SUPPLIED MATERIAL:
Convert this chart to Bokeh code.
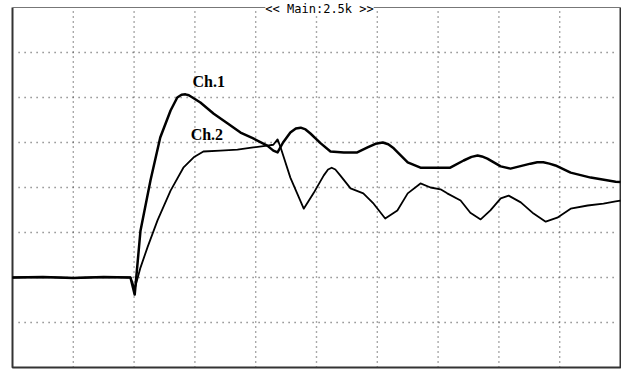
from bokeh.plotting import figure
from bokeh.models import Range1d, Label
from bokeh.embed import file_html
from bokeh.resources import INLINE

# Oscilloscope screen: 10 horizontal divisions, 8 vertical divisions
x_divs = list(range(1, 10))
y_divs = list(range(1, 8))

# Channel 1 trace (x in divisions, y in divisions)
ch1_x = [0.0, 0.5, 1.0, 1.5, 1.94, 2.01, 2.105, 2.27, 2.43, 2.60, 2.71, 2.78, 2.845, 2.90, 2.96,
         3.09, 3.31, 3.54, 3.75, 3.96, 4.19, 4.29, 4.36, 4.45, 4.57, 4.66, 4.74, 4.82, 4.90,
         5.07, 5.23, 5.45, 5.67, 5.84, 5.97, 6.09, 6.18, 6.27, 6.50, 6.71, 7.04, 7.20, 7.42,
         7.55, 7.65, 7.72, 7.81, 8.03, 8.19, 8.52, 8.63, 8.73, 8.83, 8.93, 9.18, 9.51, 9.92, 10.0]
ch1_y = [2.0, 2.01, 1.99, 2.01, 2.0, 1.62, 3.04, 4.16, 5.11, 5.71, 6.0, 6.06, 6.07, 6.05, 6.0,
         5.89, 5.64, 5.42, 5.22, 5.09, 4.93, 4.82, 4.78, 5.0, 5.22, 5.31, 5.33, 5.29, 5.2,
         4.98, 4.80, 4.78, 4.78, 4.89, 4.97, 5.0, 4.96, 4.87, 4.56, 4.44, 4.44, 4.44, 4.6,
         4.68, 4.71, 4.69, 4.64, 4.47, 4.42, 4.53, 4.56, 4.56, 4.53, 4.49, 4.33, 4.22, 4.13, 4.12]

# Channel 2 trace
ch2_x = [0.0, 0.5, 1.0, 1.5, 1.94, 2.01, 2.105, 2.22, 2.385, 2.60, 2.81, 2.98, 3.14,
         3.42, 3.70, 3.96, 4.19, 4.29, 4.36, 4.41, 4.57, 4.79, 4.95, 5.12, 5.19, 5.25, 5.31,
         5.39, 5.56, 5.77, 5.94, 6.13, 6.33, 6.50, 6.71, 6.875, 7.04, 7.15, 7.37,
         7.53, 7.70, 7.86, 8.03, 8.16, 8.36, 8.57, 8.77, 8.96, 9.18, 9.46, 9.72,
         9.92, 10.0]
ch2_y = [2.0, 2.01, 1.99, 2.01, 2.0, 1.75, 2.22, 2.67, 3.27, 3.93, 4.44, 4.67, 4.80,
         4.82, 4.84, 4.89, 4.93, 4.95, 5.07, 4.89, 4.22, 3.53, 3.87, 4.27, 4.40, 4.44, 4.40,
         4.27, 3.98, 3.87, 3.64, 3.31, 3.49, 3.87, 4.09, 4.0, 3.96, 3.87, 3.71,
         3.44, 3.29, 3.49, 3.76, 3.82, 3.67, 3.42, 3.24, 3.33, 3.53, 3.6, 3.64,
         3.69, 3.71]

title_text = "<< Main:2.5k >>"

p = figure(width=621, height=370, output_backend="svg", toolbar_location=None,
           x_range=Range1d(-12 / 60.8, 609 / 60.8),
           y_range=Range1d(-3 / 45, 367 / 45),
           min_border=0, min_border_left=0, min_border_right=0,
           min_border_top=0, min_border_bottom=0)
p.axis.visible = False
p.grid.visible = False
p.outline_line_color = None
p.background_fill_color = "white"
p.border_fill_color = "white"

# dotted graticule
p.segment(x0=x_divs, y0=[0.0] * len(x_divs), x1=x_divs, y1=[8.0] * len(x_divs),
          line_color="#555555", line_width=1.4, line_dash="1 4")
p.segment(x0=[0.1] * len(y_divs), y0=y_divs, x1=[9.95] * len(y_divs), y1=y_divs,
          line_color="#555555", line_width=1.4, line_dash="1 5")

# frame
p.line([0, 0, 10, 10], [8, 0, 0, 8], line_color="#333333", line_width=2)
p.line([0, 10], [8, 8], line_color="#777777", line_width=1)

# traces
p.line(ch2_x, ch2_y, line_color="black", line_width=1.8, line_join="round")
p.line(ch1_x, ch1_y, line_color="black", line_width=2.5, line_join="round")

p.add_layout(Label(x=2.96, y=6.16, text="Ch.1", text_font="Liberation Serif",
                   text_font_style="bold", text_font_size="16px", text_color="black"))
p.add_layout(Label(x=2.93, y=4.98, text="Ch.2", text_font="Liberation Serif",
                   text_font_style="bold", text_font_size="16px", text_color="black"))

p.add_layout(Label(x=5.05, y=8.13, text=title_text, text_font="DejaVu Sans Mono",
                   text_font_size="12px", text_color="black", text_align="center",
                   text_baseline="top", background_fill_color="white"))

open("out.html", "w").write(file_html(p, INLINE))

WRITTEN EXERCISE:
Return each line from the material above exactly, but not the pictures.

TASK RESULT:
Convert this chart to Bokeh code.
from bokeh.plotting import figure
from bokeh.models import Range1d, Label
from bokeh.embed import file_html
from bokeh.resources import INLINE

# Oscilloscope screen: 10 horizontal divisions, 8 vertical divisions
x_divs = list(range(1, 10))
y_divs = list(range(1, 8))

# Channel 1 trace (x in divisions, y in divisions)
ch1_x = [0.0, 0.5, 1.0, 1.5, 1.94, 2.01, 2.105, 2.27, 2.43, 2.60, 2.71, 2.78, 2.845, 2.90, 2.96,
         3.09, 3.31, 3.54, 3.75, 3.96, 4.19, 4.29, 4.36, 4.45, 4.57, 4.66, 4.74, 4.82, 4.90,
         5.07, 5.23, 5.45, 5.67, 5.84, 5.97, 6.09, 6.18, 6.27, 6.50, 6.71, 7.04, 7.20, 7.42,
         7.55, 7.65, 7.72, 7.81, 8.03, 8.19, 8.52, 8.63, 8.73, 8.83, 8.93, 9.18, 9.51, 9.92, 10.0]
ch1_y = [2.0, 2.01, 1.99, 2.01, 2.0, 1.62, 3.04, 4.16, 5.11, 5.71, 6.0, 6.06, 6.07, 6.05, 6.0,
         5.89, 5.64, 5.42, 5.22, 5.09, 4.93, 4.82, 4.78, 5.0, 5.22, 5.31, 5.33, 5.29, 5.2,
         4.98, 4.80, 4.78, 4.78, 4.89, 4.97, 5.0, 4.96, 4.87, 4.56, 4.44, 4.44, 4.44, 4.6,
         4.68, 4.71, 4.69, 4.64, 4.47, 4.42, 4.53, 4.56, 4.56, 4.53, 4.49, 4.33, 4.22, 4.13, 4.12]

# Channel 2 trace
ch2_x = [0.0, 0.5, 1.0, 1.5, 1.94, 2.01, 2.105, 2.22, 2.385, 2.60, 2.81, 2.98, 3.14,
         3.42, 3.70, 3.96, 4.19, 4.29, 4.36, 4.41, 4.57, 4.79, 4.95, 5.12, 5.19, 5.25, 5.31,
         5.39, 5.56, 5.77, 5.94, 6.13, 6.33, 6.50, 6.71, 6.875, 7.04, 7.15, 7.37,
         7.53, 7.70, 7.86, 8.03, 8.16, 8.36, 8.57, 8.77, 8.96, 9.18, 9.46, 9.72,
         9.92, 10.0]
ch2_y = [2.0, 2.01, 1.99, 2.01, 2.0, 1.75, 2.22, 2.67, 3.27, 3.93, 4.44, 4.67, 4.80,
         4.82, 4.84, 4.89, 4.93, 4.95, 5.07, 4.89, 4.22, 3.53, 3.87, 4.27, 4.40, 4.44, 4.40,
         4.27, 3.98, 3.87, 3.64, 3.31, 3.49, 3.87, 4.09, 4.0, 3.96, 3.87, 3.71,
         3.44, 3.29, 3.49, 3.76, 3.82, 3.67, 3.42, 3.24, 3.33, 3.53, 3.6, 3.64,
         3.69, 3.71]

title_text = "<< Main:2.5k >>"

p = figure(width=621, height=370, output_backend="svg", toolbar_location=None,
           x_range=Range1d(-12 / 60.8, 609 / 60.8),
           y_range=Range1d(-3 / 45, 367 / 45),
           min_border=0, min_border_left=0, min_border_right=0,
           min_border_top=0, min_border_bottom=0)
p.axis.visible = False
p.grid.visible = False
p.outline_line_color = None
p.background_fill_color = "white"
p.border_fill_color = "white"

# dotted graticule
p.segment(x0=x_divs, y0=[0.0] * len(x_divs), x1=x_divs, y1=[8.0] * len(x_divs),
          line_color="#555555", line_width=1.4, line_dash="1 4")
p.segment(x0=[0.1] * len(y_divs), y0=y_divs, x1=[9.95] * len(y_divs), y1=y_divs,
          line_color="#555555", line_width=1.4, line_dash="1 5")

# frame
p.line([0, 0, 10, 10], [8, 0, 0, 8], line_color="#333333", line_width=2)
p.line([0, 10], [8, 8], line_color="#777777", line_width=1)

# traces
p.line(ch2_x, ch2_y, line_color="black", line_width=1.8, line_join="round")
p.line(ch1_x, ch1_y, line_color="black", line_width=2.5, line_join="round")

p.add_layout(Label(x=2.96, y=6.16, text="Ch.1", text_font="Liberation Serif",
                   text_font_style="bold", text_font_size="16px", text_color="black"))
p.add_layout(Label(x=2.93, y=4.98, text="Ch.2", text_font="Liberation Serif",
                   text_font_style="bold", text_font_size="16px", text_color="black"))

p.add_layout(Label(x=5.05, y=8.13, text=title_text, text_font="DejaVu Sans Mono",
                   text_font_size="12px", text_color="black", text_align="center",
                   text_baseline="top", background_fill_color="white"))

open("out.html", "w").write(file_html(p, INLINE))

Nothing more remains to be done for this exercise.